One of the most fulfilling parts of being a creative on the spectrum is the ability to engage with my special interest on a professional level. Engaging in my passion is incredibly stimulating to me and is healthy for autistic people to do. I feel lucky to be able to do that, and I enjoy the challenges that come with being an artist. I also enjoy having my artwork speak for me, allowing me to communicate with people viewing my artwork, even when I’m not there with them.

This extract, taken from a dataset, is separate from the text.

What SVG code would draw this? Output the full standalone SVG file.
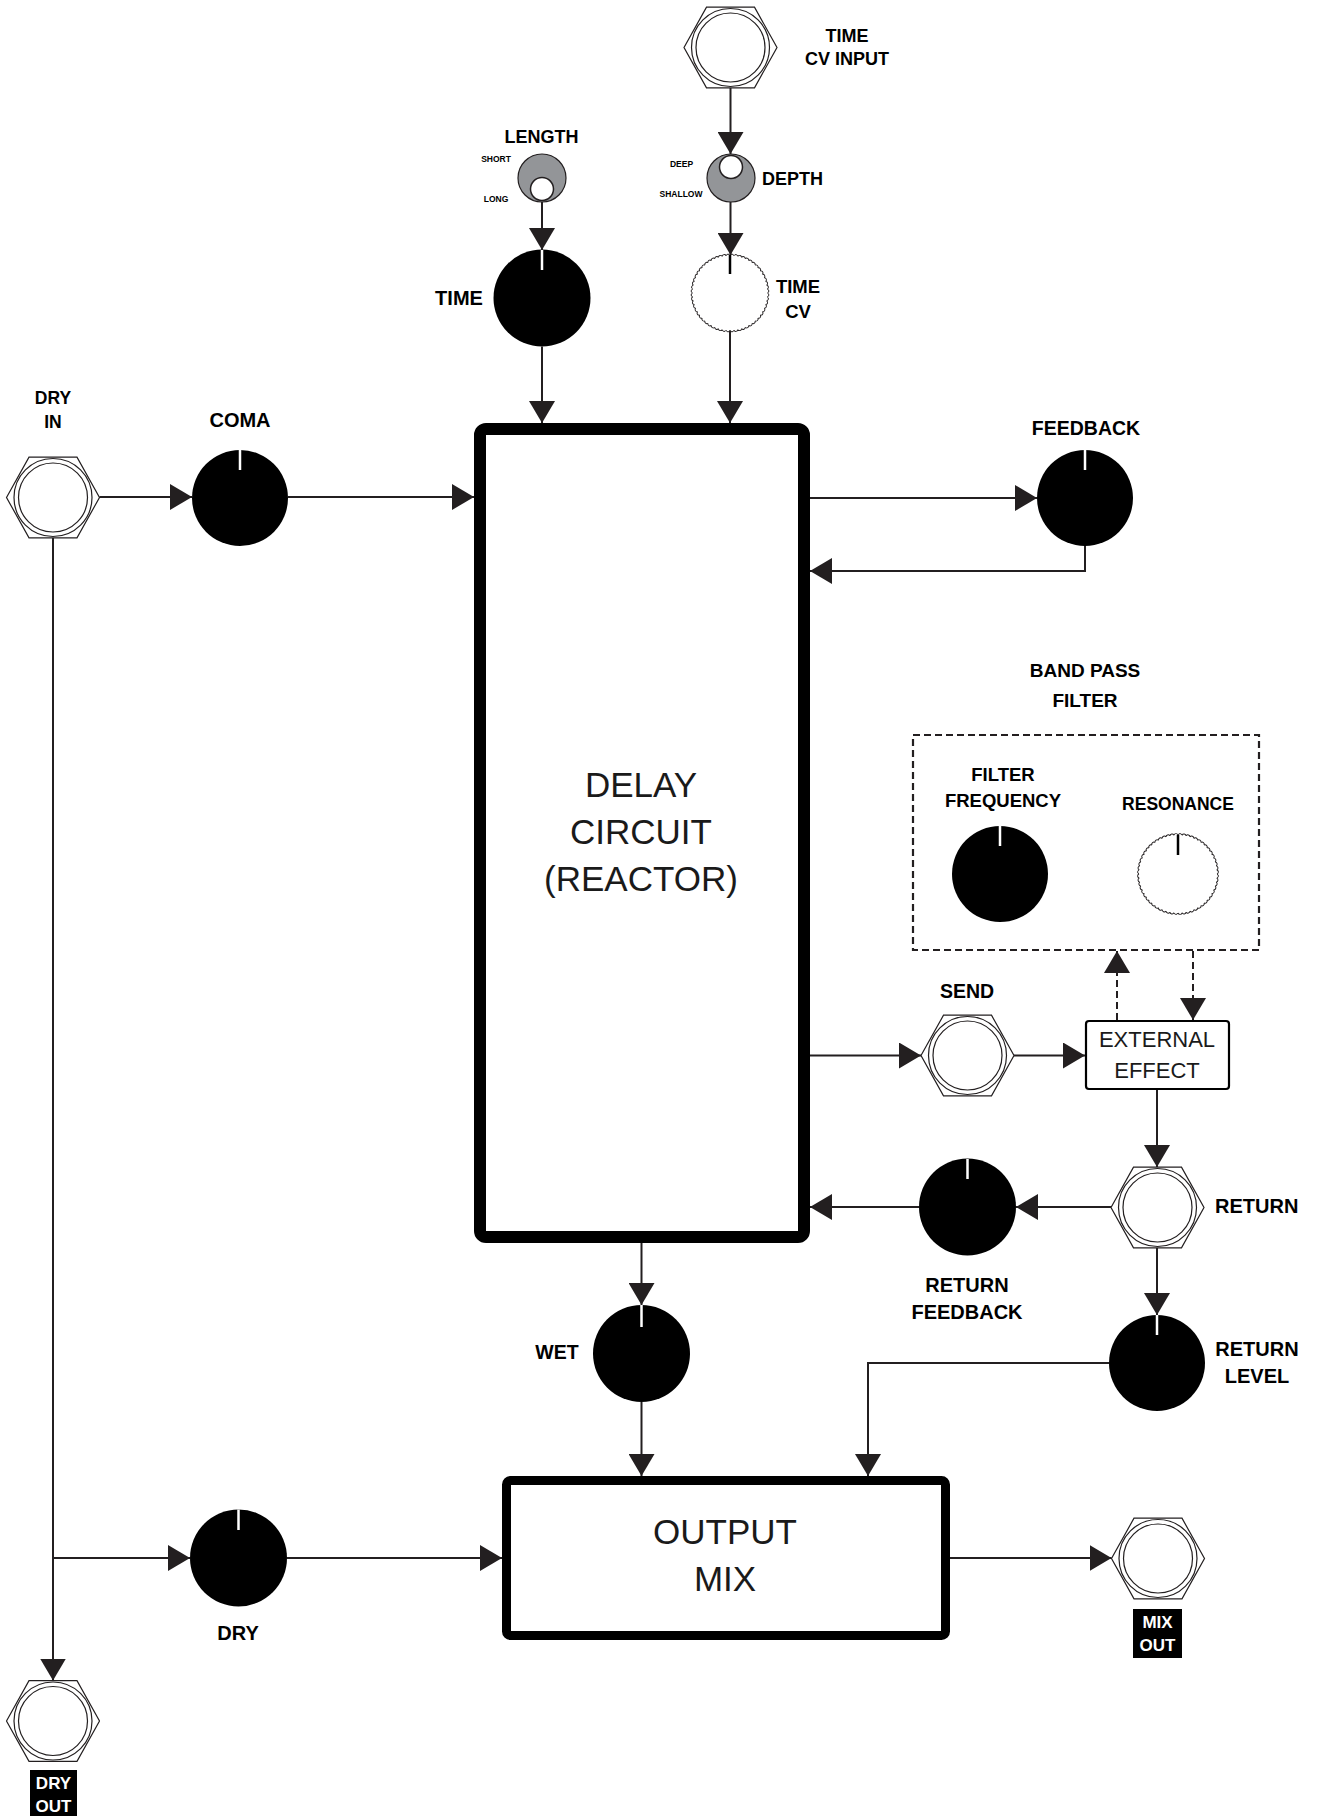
<svg xmlns="http://www.w3.org/2000/svg" width="1318" height="1816" viewBox="0 0 1318 1816">
<style>
.lbl{font-family:"Liberation Sans",Arial,sans-serif;font-weight:bold;fill:#000;text-anchor:middle}
.big{font-family:"Liberation Sans",Arial,sans-serif;fill:#1a1a1a;text-anchor:middle}
.wire{stroke:#231f20;stroke-width:2;fill:none}
.dash{stroke-dasharray:7 4}
.knob{fill:#000}
.ind{stroke:#fff;stroke-width:2.5}
.ind2{stroke:#000;stroke-width:2.5}
.hex{fill:#fff;stroke:#231f20;stroke-width:1.2}
.ring{fill:none;stroke:#231f20;stroke-width:1.2}
.gray{fill:#939598;stroke:#231f20;stroke-width:1.2}
.pip{fill:#fff;stroke:#231f20;stroke-width:1.5}
.tag{fill:#000}
.tagt{font-family:"Liberation Sans",Arial,sans-serif;font-weight:bold;fill:#fff;text-anchor:middle;font-size:17px}
</style>
<defs>
<marker id="ah" viewBox="0 0 22 26" refX="22" refY="13" markerWidth="22" markerHeight="26" markerUnits="userSpaceOnUse" orient="auto">
<path d="M0,0 L22,13 L0,26 z" fill="#231f20"/>
</marker>
<g id="jack">
<polygon class="hex" points="-46.5,0 -24,-40.3 24,-40.3 46.5,0 24,40.3 -24,40.3"/>
<circle class="ring" r="39"/>
<circle class="ring" r="34.5"/>
</g>
<path id="bump" d="M0,-40 A2.2,2.2 0 0 1 4.181,-39.781" fill="none" stroke="#231f20" stroke-width="1"/>
<g id="bump5">
<use href="#bump"/>
<use href="#bump" transform="rotate(6)"/>
<use href="#bump" transform="rotate(12)"/>
<use href="#bump" transform="rotate(18)"/>
<use href="#bump" transform="rotate(24)"/>
</g>
<g id="wavy">
<use href="#bump5"/>
<use href="#bump5" transform="rotate(30)"/>
<use href="#bump5" transform="rotate(60)"/>
<use href="#bump5" transform="rotate(90)"/>
<use href="#bump5" transform="rotate(120)"/>
<use href="#bump5" transform="rotate(150)"/>
<use href="#bump5" transform="rotate(180)"/>
<use href="#bump5" transform="rotate(210)"/>
<use href="#bump5" transform="rotate(240)"/>
<use href="#bump5" transform="rotate(270)"/>
<use href="#bump5" transform="rotate(300)"/>
<use href="#bump5" transform="rotate(330)"/>
</g>
</defs>
<rect width="1318" height="1816" fill="#fff"/>

<g id="time-cv-input">
<use href="#jack" transform="translate(730.5,47.5)"/>
<text class="lbl" x="847" y="42" font-size="18">TIME</text>
<text class="lbl" x="847" y="65" font-size="18">CV INPUT</text>
</g>

<g id="length">
<circle class="gray" cx="542" cy="178" r="24"/>
<circle class="pip" cx="542" cy="189" r="11.5"/>
<text class="lbl" x="541.5" y="143" font-size="18">LENGTH</text>
<text class="lbl" x="496" y="162" font-size="8.5">SHORT</text>
<text class="lbl" x="496" y="202" font-size="8.5">LONG</text>
</g>

<g id="depth">
<circle class="gray" cx="731" cy="178" r="24"/>
<circle class="pip" cx="731" cy="167" r="11.5"/>
<text class="lbl" x="762" y="185" font-size="18" style="text-anchor:start">DEPTH</text>
<text class="lbl" x="681.5" y="167" font-size="8.5">DEEP</text>
<text class="lbl" x="681" y="197" font-size="8.5">SHALLOW</text>
</g>

<g id="time">
<circle class="knob" cx="542" cy="298" r="48.5"/>
<line class="ind" x1="542" y1="250" x2="542" y2="270"/>
<text class="lbl" x="459" y="305" font-size="20">TIME</text>
</g>

<g id="time-cv">
<circle cx="730" cy="293" r="37.5" fill="#fff"/>
<use href="#wavy" transform="translate(730,293) scale(0.9375)"/>
<line class="ind2" x1="730" y1="255" x2="730" y2="274"/>
<text class="lbl" x="798" y="293" font-size="18.5">TIME</text>
<text class="lbl" x="798" y="318" font-size="18.5">CV</text>
</g>

<g id="dry-in">
<use href="#jack" transform="translate(53,497.5)"/>
<text class="lbl" x="53" y="404" font-size="17.5">DRY</text>
<text class="lbl" x="53" y="428" font-size="17.5">IN</text>
</g>

<g id="coma">
<circle class="knob" cx="240" cy="498" r="48"/>
<line class="ind" x1="240" y1="450" x2="240" y2="470"/>
<text class="lbl" x="240" y="427" font-size="20">COMA</text>
</g>

<g id="delay-circuit">
<rect x="480" y="429" width="324" height="808" rx="6" fill="#fff" stroke="#000" stroke-width="12"/>
<text class="big" x="641" y="797" font-size="35">DELAY</text>
<text class="big" x="641" y="844" font-size="35">CIRCUIT</text>
<text class="big" x="641" y="891" font-size="35">(REACTOR)</text>
</g>

<g id="feedback">
<circle class="knob" cx="1085" cy="498" r="48"/>
<line class="ind" x1="1085" y1="450" x2="1085" y2="470"/>
<text class="lbl" x="1086" y="435" font-size="19.5">FEEDBACK</text>
</g>

<g id="band-pass-filter">
<text class="lbl" x="1085" y="677" font-size="19">BAND PASS</text>
<text class="lbl" x="1085" y="707" font-size="19">FILTER</text>
<rect class="dash" x="913" y="735" width="346" height="215" fill="none" stroke="#231f20" stroke-width="2.2"/>
</g>

<g id="filter-frequency">
<circle class="knob" cx="1000" cy="874" r="48"/>
<line class="ind" x1="1000" y1="826" x2="1000" y2="846"/>
<text class="lbl" x="1003" y="781" font-size="18.5">FILTER</text>
<text class="lbl" x="1003" y="807" font-size="18.5">FREQUENCY</text>
</g>

<g id="resonance">
<circle cx="1178" cy="874" r="39" fill="#fff"/>
<use href="#wavy" transform="translate(1178,874) scale(0.975)"/>
<line class="ind2" x1="1178" y1="835" x2="1178" y2="855"/>
<text class="lbl" x="1178" y="810" font-size="17.5">RESONANCE</text>
</g>

<g id="send">
<use href="#jack" transform="translate(967.5,1055.5)"/>
<text class="lbl" x="967" y="998" font-size="19.5">SEND</text>
</g>

<g id="external-effect">
<rect x="1086" y="1021" width="143" height="68" rx="3" fill="#fff" stroke="#000" stroke-width="2.2"/>
<text class="big" x="1157" y="1047" font-size="22">EXTERNAL</text>
<text class="big" x="1157" y="1078" font-size="22">EFFECT</text>
</g>

<g id="return">
<use href="#jack" transform="translate(1157.5,1207.5)"/>
<text class="lbl" x="1215" y="1213" font-size="20" style="text-anchor:start">RETURN</text>
</g>

<g id="return-feedback">
<circle class="knob" cx="967.5" cy="1207" r="48.5"/>
<line class="ind" x1="967.5" y1="1159" x2="967.5" y2="1179"/>
<text class="lbl" x="967" y="1292" font-size="20">RETURN</text>
<text class="lbl" x="967" y="1319" font-size="20">FEEDBACK</text>
</g>

<g id="return-level">
<circle class="knob" cx="1157" cy="1363" r="48"/>
<line class="ind" x1="1157" y1="1315" x2="1157" y2="1335"/>
<text class="lbl" x="1257" y="1356" font-size="20">RETURN</text>
<text class="lbl" x="1257" y="1383" font-size="20">LEVEL</text>
</g>

<g id="wet">
<circle class="knob" cx="641.5" cy="1353.5" r="48.5"/>
<line class="ind" x1="641.5" y1="1305" x2="641.5" y2="1327"/>
<text class="lbl" x="557" y="1359" font-size="19.5">WET</text>
</g>

<g id="output-mix">
<rect x="506.5" y="1480.5" width="439" height="155" rx="4" fill="#fff" stroke="#000" stroke-width="9"/>
<text class="big" x="725" y="1544" font-size="35">OUTPUT</text>
<text class="big" x="725" y="1591" font-size="35">MIX</text>
</g>

<g id="dry">
<circle class="knob" cx="238.5" cy="1558" r="48.5"/>
<line class="ind" x1="238.5" y1="1509.5" x2="238.5" y2="1530"/>
<text class="lbl" x="238" y="1640" font-size="20">DRY</text>
</g>

<g id="mix-out">
<use href="#jack" transform="translate(1158,1558.5)"/>
<rect class="tag" x="1133" y="1609" width="49" height="49"/>
<text class="tagt" x="1157.5" y="1628">MIX</text>
<text class="tagt" x="1157.5" y="1651">OUT</text>
</g>

<g id="dry-out">
<use href="#jack" transform="translate(53,1721)"/>
<rect class="tag" x="30" y="1770" width="47" height="46"/>
<text class="tagt" x="53.5" y="1789">DRY</text>
<text class="tagt" x="53.5" y="1812">OUT</text>
</g>

<g id="connectors">
<path class="wire" marker-end="url(#ah)" d="M730.5,88 L730.5,154"/>
<path class="wire" marker-end="url(#ah)" d="M542,202 L542,250"/>
<path class="wire" marker-end="url(#ah)" d="M730.5,202 L730.5,255"/>
<path class="wire" marker-end="url(#ah)" d="M542,346.5 L542,423"/>
<path class="wire" marker-end="url(#ah)" d="M730,330.5 L730,423"/>
<path class="wire" marker-end="url(#ah)" d="M99.5,497 L192,497"/>
<path class="wire" marker-end="url(#ah)" d="M288,497 L474,497"/>
<path class="wire" marker-end="url(#ah)" d="M810,498 L1037,498"/>
<path class="wire" marker-end="url(#ah)" d="M1085,546 L1085,571 L810,571"/>
<path class="wire" marker-end="url(#ah)" d="M810,1055.5 L921,1055.5"/>
<path class="wire" marker-end="url(#ah)" d="M1014,1055.5 L1085,1055.5"/>
<path class="wire dash" marker-end="url(#ah)" d="M1117,1020 L1117,951"/>
<path class="wire dash" marker-end="url(#ah)" d="M1193,951 L1193,1020"/>
<path class="wire" marker-end="url(#ah)" d="M1157,1090 L1157,1167"/>
<path class="wire" marker-end="url(#ah)" d="M1111,1207 L1016,1207"/>
<path class="wire" marker-end="url(#ah)" d="M919,1207 L810,1207"/>
<path class="wire" marker-end="url(#ah)" d="M1157,1248 L1157,1315"/>
<path class="wire" marker-end="url(#ah)" d="M1109,1363 L868,1363 L868,1476"/>
<path class="wire" marker-end="url(#ah)" d="M641.5,1243 L641.5,1305"/>
<path class="wire" marker-end="url(#ah)" d="M641.5,1402 L641.5,1476"/>
<path class="wire" marker-end="url(#ah)" d="M53,538 L53,1680.5"/>
<path class="wire" marker-end="url(#ah)" d="M53,1558 L190,1558"/>
<path class="wire" marker-end="url(#ah)" d="M287,1558 L502,1558"/>
<path class="wire" marker-end="url(#ah)" d="M950,1558 L1111.5,1558"/>
</g>
</svg>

I feel that the self-portrait I created embodies my autistic experience. What I would like people to understand from my self-portrait is that I am both a reflection and a reaction to my environment. I am both in tune and bothered by my surroundings, and I can be in awe of what I’m seeing, smelling, touching, but also be in pain from those very experiences. I am always examining what I am seeing and feeling. This, to me, is an act of play, which is essential to my process both as an artist and an autistic person. It’s hard to describe, but interacting with my environment feels natural and inescapable. I feel as though I don’t just react with my thoughts or with language, but I react with my entire body. Beautiful sounds make me wave my hands, and crunching the snow makes my ears happy. I am in constant communication with my environment, responding with my body to the things I am feeling. Like many autistic people, I have comorbidities, including ADHD and synesthesia. All of these conditions are called neurodivergencies, and they contribute directly to the way I process the world. They play off each other and provide a unique sensory experience and expression for me. In the portrait, this feeling is evident in the way that the colors and subjects interact with each other seamlessly. The colors are vibrant, the details are heavy, the atmosphere is vast, and I am immersed in this world.

I have always let my imagination guide me, as I see my experiences and surroundings as stories. It’s a type of daydream that I can’t snap out of, and for a long time, I tried to hide from that. This self-portrait is a celebration of my process and the world I live in.